Hay una característica del ser humano que me fascina por encima de muchas otras: la facultad para creer que se está en posesión de la verdad. Esa facultad me plantea algunos problemas a la hora de encarar el tema.
El primero es que una búsqueda con objetivo puede solamente terminar de dos maneras: encontrando o no el objeto de la búsqueda. En ese rastreo cualquier pequeño hallazgo se toma como un indicio del objeto (como quien busca una fuente en la montaña sigue en el camino la tierra húmeda).
Pensar que la búsqueda del objeto es una búsqueda objetiva, descargada del peso de la tradición, creo que es sobrevalorar el ingenio del ser humano. En efecto, todos y cada uno de los hitos que marcan la subida hacia la verdad son seleccionados antes por nuestras inclinaciones que por nuestra investigación.
El segundo problema es, en realidad, derivado del primero. Claro, la experimentación de la verdad al ser hallada (Russell decía que sólo puede conocerse el significado de los nombres al experimentar el objeto al cual hacen referencia), aporta una convicción absoluta de la realidad de la experiencia. El caso es que, como la elección del objeto a percibir ha sufrido el sesgo de nuestra elección viciada -seguramente mucho más de lo que podamos imaginar- la verdad toma direcciones esencialmente distintas en cada comunidad e incluso dentro de la misma.
Parece que la postura más prudente llegado el caso, y en la medida de lo posible, sería el famoso escepticismo metodológico. A saber, aquella posición que entiende que hay cuestiones en las cuales el entendimiento humano no puede adentrarse sin encontrar refugio en palabras intencionadamente vacías a la hora de establecer fronteras rígidas. Esto nos lleva al tercer problema.
Este tercero, es que optar por la posición del escepticismo metodológico supone que uno cree que la verdadera opción correcta es el propio escepticismo metodológico. Porque, si uno creyese que la opción más correcta es otra estaría faltando a la búsqueda de la verdad optando por una vía menos perfecta.
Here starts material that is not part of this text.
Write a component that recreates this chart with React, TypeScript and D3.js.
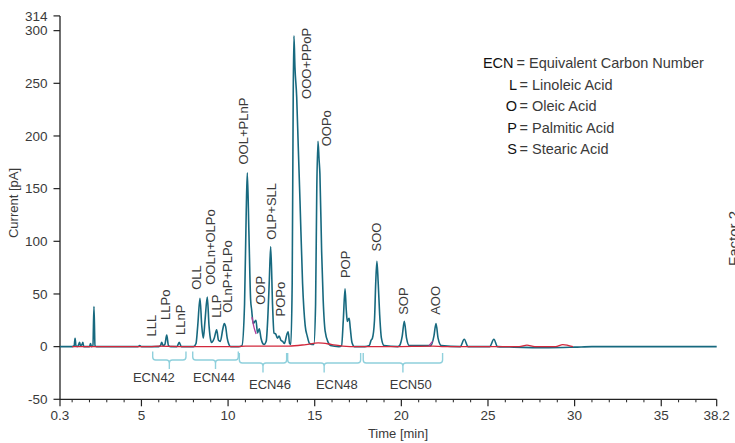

Planteado de esta manera, la solución menos agresiva que se me ocurre es quedarse con la opción más prudente. El escepticismo como método permite jugar con las fronteras ajenas dudando primeramente de las propias. Así, uno se obliga a ver con los ojos de otro. Es muy probable que esto provoque en más de una ocasión la sensación de no estar seguro de nada, de andar de oasis en oasis como nómadas en el desierto permaneciendo en cada uno el tiempo necesario hasta volver a partir.
Sólo quienes moran permanentemente en esos oasis pueden aseguran fehacientemente que sus posturas son absolutamente ciertas. Los nómadas del desierto, como ha dicho Josep Montserrat en algún sitio, no podemos permitirnos esos lujos.